⟨

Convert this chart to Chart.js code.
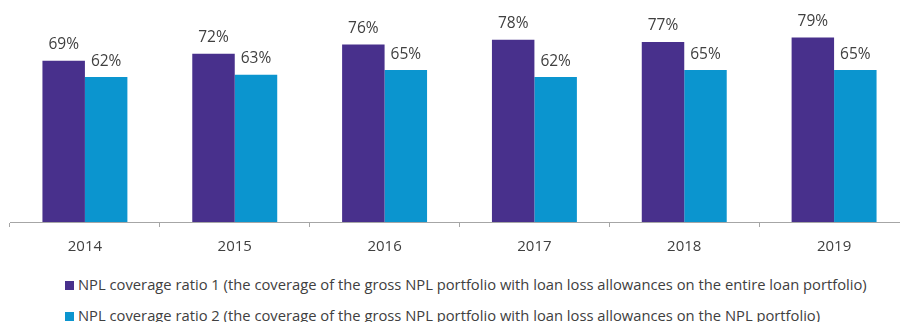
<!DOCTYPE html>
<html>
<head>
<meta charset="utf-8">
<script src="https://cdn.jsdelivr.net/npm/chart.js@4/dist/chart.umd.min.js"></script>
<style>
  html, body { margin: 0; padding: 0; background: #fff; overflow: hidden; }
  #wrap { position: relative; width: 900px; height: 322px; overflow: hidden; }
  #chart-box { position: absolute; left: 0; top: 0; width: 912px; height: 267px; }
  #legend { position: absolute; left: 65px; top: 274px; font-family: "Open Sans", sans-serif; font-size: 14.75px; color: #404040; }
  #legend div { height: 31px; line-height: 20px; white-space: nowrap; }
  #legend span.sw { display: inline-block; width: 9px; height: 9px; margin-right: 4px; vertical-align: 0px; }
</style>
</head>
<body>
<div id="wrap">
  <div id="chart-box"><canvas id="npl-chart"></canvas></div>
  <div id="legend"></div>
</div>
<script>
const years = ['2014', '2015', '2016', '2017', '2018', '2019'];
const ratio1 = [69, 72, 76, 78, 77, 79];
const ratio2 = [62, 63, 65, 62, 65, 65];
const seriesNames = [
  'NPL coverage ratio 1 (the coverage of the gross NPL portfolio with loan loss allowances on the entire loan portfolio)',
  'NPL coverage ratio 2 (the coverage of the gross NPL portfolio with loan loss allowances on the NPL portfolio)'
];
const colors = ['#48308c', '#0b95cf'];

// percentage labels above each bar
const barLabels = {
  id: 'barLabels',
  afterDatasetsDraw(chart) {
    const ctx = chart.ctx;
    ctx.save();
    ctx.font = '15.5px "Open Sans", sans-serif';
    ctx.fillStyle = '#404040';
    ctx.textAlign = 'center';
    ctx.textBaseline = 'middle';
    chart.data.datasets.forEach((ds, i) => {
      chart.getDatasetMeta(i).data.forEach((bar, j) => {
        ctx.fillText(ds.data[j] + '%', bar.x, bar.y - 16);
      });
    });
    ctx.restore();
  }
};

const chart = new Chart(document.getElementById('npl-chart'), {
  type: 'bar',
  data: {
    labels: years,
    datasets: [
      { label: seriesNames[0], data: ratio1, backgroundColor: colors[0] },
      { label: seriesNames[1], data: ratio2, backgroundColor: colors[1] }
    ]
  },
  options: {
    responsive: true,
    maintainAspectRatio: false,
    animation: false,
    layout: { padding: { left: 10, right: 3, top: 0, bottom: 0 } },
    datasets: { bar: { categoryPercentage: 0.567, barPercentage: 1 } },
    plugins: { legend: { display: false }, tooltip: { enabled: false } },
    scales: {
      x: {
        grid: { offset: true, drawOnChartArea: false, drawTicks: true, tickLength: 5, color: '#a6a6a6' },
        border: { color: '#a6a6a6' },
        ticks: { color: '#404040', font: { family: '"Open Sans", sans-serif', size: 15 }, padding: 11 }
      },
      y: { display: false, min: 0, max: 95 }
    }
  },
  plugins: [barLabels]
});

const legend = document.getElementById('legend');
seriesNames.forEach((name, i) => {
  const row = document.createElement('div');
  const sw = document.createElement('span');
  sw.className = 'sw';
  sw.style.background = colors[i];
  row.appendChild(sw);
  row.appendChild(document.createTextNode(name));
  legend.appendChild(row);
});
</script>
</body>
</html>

⟩
⟨

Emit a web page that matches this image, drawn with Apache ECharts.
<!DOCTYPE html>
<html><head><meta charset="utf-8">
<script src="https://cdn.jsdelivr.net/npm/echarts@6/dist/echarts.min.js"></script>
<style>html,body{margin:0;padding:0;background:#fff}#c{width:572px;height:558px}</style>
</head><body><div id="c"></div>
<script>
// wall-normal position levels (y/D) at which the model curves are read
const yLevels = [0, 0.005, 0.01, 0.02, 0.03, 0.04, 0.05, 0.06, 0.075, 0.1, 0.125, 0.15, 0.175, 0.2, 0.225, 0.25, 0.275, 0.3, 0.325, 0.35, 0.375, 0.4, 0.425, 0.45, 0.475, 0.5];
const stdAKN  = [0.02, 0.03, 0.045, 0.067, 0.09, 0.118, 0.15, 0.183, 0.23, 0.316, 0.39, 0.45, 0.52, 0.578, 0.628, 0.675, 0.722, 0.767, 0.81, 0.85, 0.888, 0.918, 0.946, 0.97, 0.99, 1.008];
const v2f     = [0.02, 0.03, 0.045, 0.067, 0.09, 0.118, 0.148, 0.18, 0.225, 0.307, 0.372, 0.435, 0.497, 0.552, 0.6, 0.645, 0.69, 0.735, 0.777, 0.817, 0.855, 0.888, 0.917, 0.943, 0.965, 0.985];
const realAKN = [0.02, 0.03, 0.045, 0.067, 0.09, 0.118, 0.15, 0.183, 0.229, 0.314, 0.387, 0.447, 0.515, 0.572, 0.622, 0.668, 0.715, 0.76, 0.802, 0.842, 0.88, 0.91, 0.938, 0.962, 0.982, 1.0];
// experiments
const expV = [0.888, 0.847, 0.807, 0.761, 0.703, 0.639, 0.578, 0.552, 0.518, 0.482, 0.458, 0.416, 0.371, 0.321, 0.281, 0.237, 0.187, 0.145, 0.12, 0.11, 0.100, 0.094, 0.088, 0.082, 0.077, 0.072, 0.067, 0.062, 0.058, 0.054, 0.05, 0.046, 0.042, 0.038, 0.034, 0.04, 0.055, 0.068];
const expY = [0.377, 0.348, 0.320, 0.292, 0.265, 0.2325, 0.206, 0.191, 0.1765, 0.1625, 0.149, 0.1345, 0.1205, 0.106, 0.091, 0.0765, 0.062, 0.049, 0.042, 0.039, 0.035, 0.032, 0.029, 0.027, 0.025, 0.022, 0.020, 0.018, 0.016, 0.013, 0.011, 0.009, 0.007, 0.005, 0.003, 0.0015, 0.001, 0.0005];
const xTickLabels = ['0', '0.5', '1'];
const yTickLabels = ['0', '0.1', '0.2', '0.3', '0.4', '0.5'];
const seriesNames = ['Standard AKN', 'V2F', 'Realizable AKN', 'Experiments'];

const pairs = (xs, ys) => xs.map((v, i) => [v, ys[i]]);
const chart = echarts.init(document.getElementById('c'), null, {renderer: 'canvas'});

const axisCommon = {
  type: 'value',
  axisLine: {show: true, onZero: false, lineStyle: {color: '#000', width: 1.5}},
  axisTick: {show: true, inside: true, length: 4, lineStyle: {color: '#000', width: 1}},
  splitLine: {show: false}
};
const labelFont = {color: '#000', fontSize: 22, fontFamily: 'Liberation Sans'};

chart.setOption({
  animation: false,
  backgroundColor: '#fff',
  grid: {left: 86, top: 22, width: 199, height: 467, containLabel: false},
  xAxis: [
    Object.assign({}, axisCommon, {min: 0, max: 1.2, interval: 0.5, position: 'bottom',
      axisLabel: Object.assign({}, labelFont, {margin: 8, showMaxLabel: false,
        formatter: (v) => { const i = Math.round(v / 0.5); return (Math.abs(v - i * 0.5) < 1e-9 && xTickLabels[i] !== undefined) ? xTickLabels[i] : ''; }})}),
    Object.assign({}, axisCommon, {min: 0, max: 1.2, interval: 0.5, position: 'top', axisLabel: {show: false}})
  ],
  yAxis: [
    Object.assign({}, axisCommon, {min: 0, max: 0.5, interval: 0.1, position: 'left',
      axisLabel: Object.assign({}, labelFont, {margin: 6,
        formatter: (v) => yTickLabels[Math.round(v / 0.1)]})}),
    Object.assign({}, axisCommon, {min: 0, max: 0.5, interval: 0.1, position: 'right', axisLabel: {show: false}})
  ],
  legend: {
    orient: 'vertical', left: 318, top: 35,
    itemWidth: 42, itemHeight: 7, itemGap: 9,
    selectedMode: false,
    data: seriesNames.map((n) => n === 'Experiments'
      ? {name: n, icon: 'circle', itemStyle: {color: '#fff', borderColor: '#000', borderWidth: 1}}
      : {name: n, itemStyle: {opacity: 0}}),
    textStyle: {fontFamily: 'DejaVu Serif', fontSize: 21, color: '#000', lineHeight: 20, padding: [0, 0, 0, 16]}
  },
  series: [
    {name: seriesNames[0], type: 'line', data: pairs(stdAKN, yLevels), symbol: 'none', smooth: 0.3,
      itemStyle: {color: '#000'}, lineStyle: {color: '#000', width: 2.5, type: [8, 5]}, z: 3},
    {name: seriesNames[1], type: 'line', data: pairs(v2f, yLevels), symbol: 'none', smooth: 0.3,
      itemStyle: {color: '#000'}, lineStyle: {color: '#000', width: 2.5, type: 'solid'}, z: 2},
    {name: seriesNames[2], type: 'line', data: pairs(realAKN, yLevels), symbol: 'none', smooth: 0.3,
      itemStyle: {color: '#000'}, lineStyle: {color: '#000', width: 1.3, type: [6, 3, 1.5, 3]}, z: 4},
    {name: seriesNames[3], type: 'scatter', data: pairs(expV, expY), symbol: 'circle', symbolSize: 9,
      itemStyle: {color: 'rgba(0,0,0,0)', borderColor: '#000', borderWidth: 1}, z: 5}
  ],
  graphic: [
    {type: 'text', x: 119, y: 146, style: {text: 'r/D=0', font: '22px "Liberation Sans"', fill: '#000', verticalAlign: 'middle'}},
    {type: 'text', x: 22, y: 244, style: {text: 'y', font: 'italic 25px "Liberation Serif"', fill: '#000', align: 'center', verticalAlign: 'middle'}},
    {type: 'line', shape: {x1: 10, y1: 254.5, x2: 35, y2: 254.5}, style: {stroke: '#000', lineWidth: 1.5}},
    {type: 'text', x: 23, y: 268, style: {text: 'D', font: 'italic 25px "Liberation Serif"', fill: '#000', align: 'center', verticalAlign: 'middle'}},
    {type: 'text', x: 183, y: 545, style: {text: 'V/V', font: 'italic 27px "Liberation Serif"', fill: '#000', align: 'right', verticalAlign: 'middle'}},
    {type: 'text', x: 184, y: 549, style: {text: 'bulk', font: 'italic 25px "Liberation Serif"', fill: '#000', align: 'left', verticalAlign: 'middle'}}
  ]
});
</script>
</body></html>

⟩

**INSTRUCTIONS FOR THE TASK**:
Above are some records. Reproduce the lines from the one with "Convert this chart to Chart.js code." down to the one with "const colors = ['#48308c', '#0b95cf'];", keeping both, and leave every picture out.

**ANSWER TO THIS PROBLEM**:
Convert this chart to Chart.js code.
<!DOCTYPE html>
<html>
<head>
<meta charset="utf-8">
<script src="https://cdn.jsdelivr.net/npm/chart.js@4/dist/chart.umd.min.js"></script>
<style>
  html, body { margin: 0; padding: 0; background: #fff; overflow: hidden; }
  #wrap { position: relative; width: 900px; height: 322px; overflow: hidden; }
  #chart-box { position: absolute; left: 0; top: 0; width: 912px; height: 267px; }
  #legend { position: absolute; left: 65px; top: 274px; font-family: "Open Sans", sans-serif; font-size: 14.75px; color: #404040; }
  #legend div { height: 31px; line-height: 20px; white-space: nowrap; }
  #legend span.sw { display: inline-block; width: 9px; height: 9px; margin-right: 4px; vertical-align: 0px; }
</style>
</head>
<body>
<div id="wrap">
  <div id="chart-box"><canvas id="npl-chart"></canvas></div>
  <div id="legend"></div>
</div>
<script>
const years = ['2014', '2015', '2016', '2017', '2018', '2019'];
const ratio1 = [69, 72, 76, 78, 77, 79];
const ratio2 = [62, 63, 65, 62, 65, 65];
const seriesNames = [
  'NPL coverage ratio 1 (the coverage of the gross NPL portfolio with loan loss allowances on the entire loan portfolio)',
  'NPL coverage ratio 2 (the coverage of the gross NPL portfolio with loan loss allowances on the NPL portfolio)'
];
const colors = ['#48308c', '#0b95cf'];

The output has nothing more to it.